Nous ne sommes pas des juges professionnels, nous sommes défrayés avec une indemnité journalière. Mon emploi du temps est bien fait grâce à la direction technique nationale et Sophie Dubourg, puisque je suis inscrit sur la liste des juges et arbitres de haut niveau. Cela me permet d'avoir du temps ; j’enseigne à temps partiel, du lundi matin au mercredi midi, pour pouvoir ensuite partir en concours.
Mes deux fonctions sont complémentaires. Ce que j’ai appris pour être professeur, je peux l’appliquer sur les terrains de concours : la bienveillance, l’écoute, expliquer les choses, car il ne s’agit pas de dire “non” sans justification. En parallèle, la rigueur, la discipline, l’équité sportive et le fair-play sont des choses que j’utilise au quotidien en salle de classe avec mes élèves.

Quel regard portez-vous sur l’évolution du sport depuis 20 ans ? 

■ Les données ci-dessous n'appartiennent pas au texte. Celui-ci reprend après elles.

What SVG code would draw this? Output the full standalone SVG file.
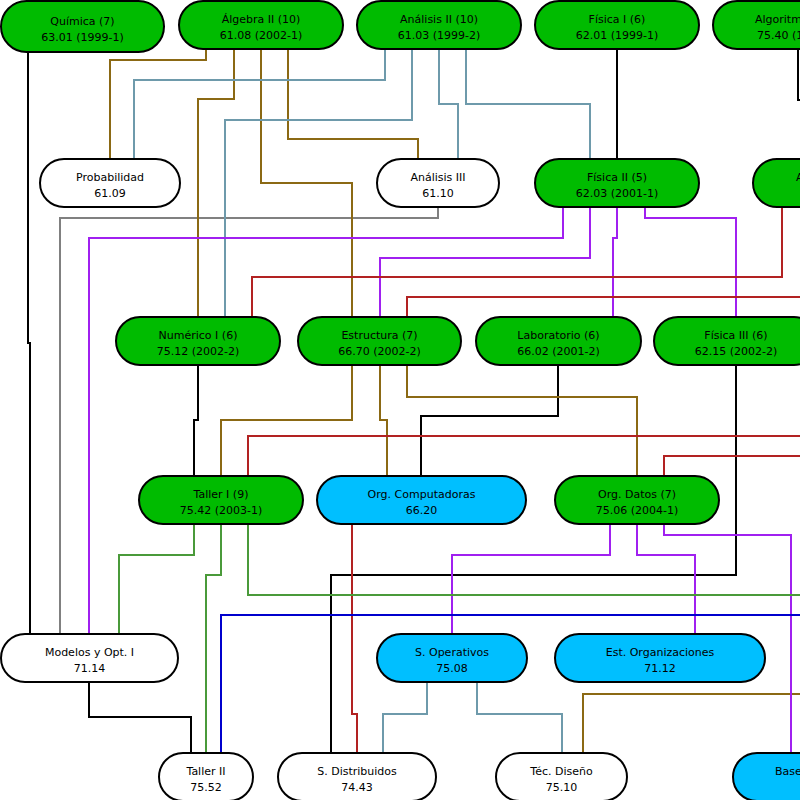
<svg xmlns="http://www.w3.org/2000/svg" width="800" height="800" viewBox="0 0 800 800">
<style>
.n rect{stroke:#000;stroke-width:2}
.g rect{fill:#00bb00}
.c rect{fill:#00bfff}
.w rect{fill:#fff}
text{font-family:"DejaVu Sans","Liberation Sans",sans-serif;font-size:11px;fill:#000;text-anchor:middle}
text.s{text-anchor:start}
#edges path{fill:none;stroke-width:2}
.k{stroke:#000}
.gr{stroke:#808080}
.br{stroke:#8b6914}
.bg{stroke:#6e9aab}
.pu{stroke:#a020f0}
.rd{stroke:#b22222}
.gn{stroke:#4a9a3a}
.bl{stroke:#0000cd}
</style>
<rect width="800" height="800" fill="#fff"/>
<g id="edges">
<path class="k" d="M28,52 V343 H30 V634"/>
<path class="k" d="M617,49 V159"/>
<path class="k" d="M798,49 V100 H810"/>
<path class="k" d="M198,365 V420 H194 V476"/>
<path class="k" d="M558,365 V416 H421 V476"/>
<path class="k" d="M736,365 V575 H331 V753"/>
<path class="k" d="M89,682 V717 H191 V753"/>
<path class="gr" d="M438,207 V218 H60 V634"/>
<path class="br" d="M206,49 V60 H110 V159"/>
<path class="br" d="M234,49 V99 H198 V317"/>
<path class="br" d="M261,49 V183 H352 V317"/>
<path class="br" d="M288,49 V139 H418 V159"/>
<path class="br" d="M352,365 V420 H221 V476"/>
<path class="br" d="M380,365 V420 H387 V476"/>
<path class="br" d="M407,365 V397 H637 V476"/>
<path class="br" d="M810,694 H583 V753"/>
<path class="bg" d="M385,49 V80 H134 V159"/>
<path class="bg" d="M412,49 V120 H225 V317"/>
<path class="bg" d="M439,49 V104 H458 V159"/>
<path class="bg" d="M466,49 V104 H590 V159"/>
<path class="bg" d="M427,682 V714 H383 V753"/>
<path class="bg" d="M477,682 V714 H562 V753"/>
<path class="pu" d="M563,207 V238 H89 V634"/>
<path class="pu" d="M590,207 V258 H380 V317"/>
<path class="pu" d="M617,207 V238 H613 V317"/>
<path class="pu" d="M645,207 V218 H736 V317"/>
<path class="pu" d="M610,524 V555 H452 V634"/>
<path class="pu" d="M637,524 V555 H695 V634"/>
<path class="pu" d="M664,524 V535 H791 V753"/>
<path class="rd" d="M782,207 V277 H252 V317"/>
<path class="rd" d="M810,297 H407 V317"/>
<path class="rd" d="M810,436 H248 V476"/>
<path class="rd" d="M810,456 H664 V476"/>
<path class="rd" d="M352,524 V714 H357 V753"/>
<path class="gn" d="M194,524 V555 H119 V634"/>
<path class="gn" d="M221,524 V575 H206 V753"/>
<path class="gn" d="M248,524 V595 H810"/>
<path class="bl" d="M810,615 H221 V753"/>
</g>
<g id="quimica" class="n g"><rect x="1" y="1" width="163" height="51" rx="25.5"/><text x="82.5" y="24.5">Química (7)</text><text x="82.5" y="40.5">63.01 (1999-1)</text></g>
<g id="algebra2" class="n g"><rect x="179" y="1" width="164" height="48" rx="24"/><text x="261" y="23">Álgebra II (10)</text><text x="261" y="39">61.08 (2002-1)</text></g>
<g id="analisis2" class="n g"><rect x="357" y="1" width="164" height="48" rx="24"/><text x="439" y="23">Análisis II (10)</text><text x="439" y="39">61.03 (1999-2)</text></g>
<g id="fisica1" class="n g"><rect x="535" y="1" width="164" height="48" rx="24"/><text x="617" y="23">Física I (6)</text><text x="617" y="39">62.01 (1999-1)</text></g>
<g id="algoritm" class="n g"><rect x="713" y="1" width="164" height="48" rx="24"/><text class="s" x="755" y="23">Algoritm</text><text class="s" x="757" y="39">75.40 (1</text></g>
<g id="probabilidad" class="n w"><rect x="40" y="159" width="140" height="48" rx="24"/><text x="110" y="181">Probabilidad</text><text x="110" y="197">61.09</text></g>
<g id="analisis3" class="n w"><rect x="377" y="159" width="122" height="48" rx="24"/><text x="438" y="181">Análisis III</text><text x="438" y="197">61.10</text></g>
<g id="fisica2" class="n g"><rect x="535" y="159" width="164" height="48" rx="24"/><text x="617" y="181">Física II (5)</text><text x="617" y="197">62.03 (2001-1)</text></g>
<g id="anode" class="n g"><rect x="753" y="159" width="164" height="48" rx="24"/><text class="s" x="796" y="181">A</text></g>
<g id="numerico1" class="n g"><rect x="116" y="317" width="164" height="48" rx="24"/><text x="198" y="339">Numérico I (6)</text><text x="198" y="355">75.12 (2002-2)</text></g>
<g id="estructura" class="n g"><rect x="298" y="317" width="163" height="48" rx="24"/><text x="379.5" y="339">Estructura (7)</text><text x="379.5" y="355">66.70 (2002-2)</text></g>
<g id="laboratorio" class="n g"><rect x="476" y="317" width="165" height="48" rx="24"/><text x="558.5" y="339">Laboratorio (6)</text><text x="558.5" y="355">66.02 (2001-2)</text></g>
<g id="fisica3" class="n g"><rect x="654" y="317" width="164" height="48" rx="24"/><text x="736" y="339">Física III (6)</text><text x="736" y="355">62.15 (2002-2)</text></g>
<g id="taller1" class="n g"><rect x="139" y="476" width="164" height="48" rx="24"/><text x="221" y="498">Taller I (9)</text><text x="221" y="514">75.42 (2003-1)</text></g>
<g id="orgcomp" class="n c"><rect x="317" y="476" width="209" height="48" rx="24"/><text x="421.5" y="498">Org. Computadoras</text><text x="421.5" y="514">66.20</text></g>
<g id="orgdatos" class="n g"><rect x="555" y="476" width="164" height="48" rx="24"/><text x="637" y="498">Org. Datos (7)</text><text x="637" y="514">75.06 (2004-1)</text></g>
<g id="modelos" class="n w"><rect x="1" y="634" width="177" height="48" rx="24"/><text x="89.5" y="656">Modelos y Opt. I</text><text x="89.5" y="672">71.14</text></g>
<g id="soperativos" class="n c"><rect x="377" y="634" width="150" height="48" rx="24"/><text x="452" y="656">S. Operativos</text><text x="452" y="672">75.08</text></g>
<g id="estorg" class="n c"><rect x="555" y="634" width="210" height="48" rx="24"/><text x="660" y="656">Est. Organizaciones</text><text x="660" y="672">71.12</text></g>
<g id="taller2" class="n w"><rect x="159" y="753" width="94" height="48" rx="24"/><text x="206" y="775">Taller II</text><text x="206" y="791">75.52</text></g>
<g id="sdistribuidos" class="n w"><rect x="278" y="753" width="158" height="48" rx="24"/><text x="357" y="775">S. Distribuidos</text><text x="357" y="791">74.43</text></g>
<g id="tecdiseno" class="n w"><rect x="496" y="753" width="131" height="48" rx="24"/><text x="561.5" y="775">Téc. Diseño</text><text x="561.5" y="791">75.10</text></g>
<g id="base" class="n c"><rect x="733" y="753" width="164" height="48" rx="24"/><text class="s" x="775" y="775">Base</text></g>
</svg>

Il y a eu beaucoup de travail effectué concernant le bien-être animal. C’est quelque chose de primordial, que la FFE a inscrit dans son cahier des charges, de même que la FEI. En tant qu’officiel, il s’agit de notre priorité. L’évolution de ce point depuis 20 ans est très positive. Cela passe, par exemple, par la présence des taquets de sécurité sur les oxers, le contrôle des protections, l’encadrement des détentes par des commissaires au paddock. Toutes ces améliorations permettent un meilleur respect du cheval, pour que le sport puisse perdurer et que le haut niveau soit ce qu’il est maintenant. 

Quel est la suite pour vous ces prochains mois ? 

Cet été, j’officierai en tant que président de jury aux championnats d’Europe Juniors et Jeunes cavaliers, organisés à Oliva (ESP) en juillet, puis aux Mondiaux de Herning (DEN) le mois suivant. J’ai déjà été président de jury des Européens Juniors et Jeunes cavaliers aux Pays-Bas en 2017, c’était également le cas l’année dernière lors de l’échéance continentale Poneys en Pologne. Herning sera cependant mon premier grand championnat, je suis très excité à l’idée d’y être ! Même si j’étais juge lors de la finale de la Coupe du monde FEI à Paris en 2018, cela reste une finale et non un championnat ! Cela me permettra d’engranger une riche expérience avant, potentiellement, les Jeux olympiques de Paris.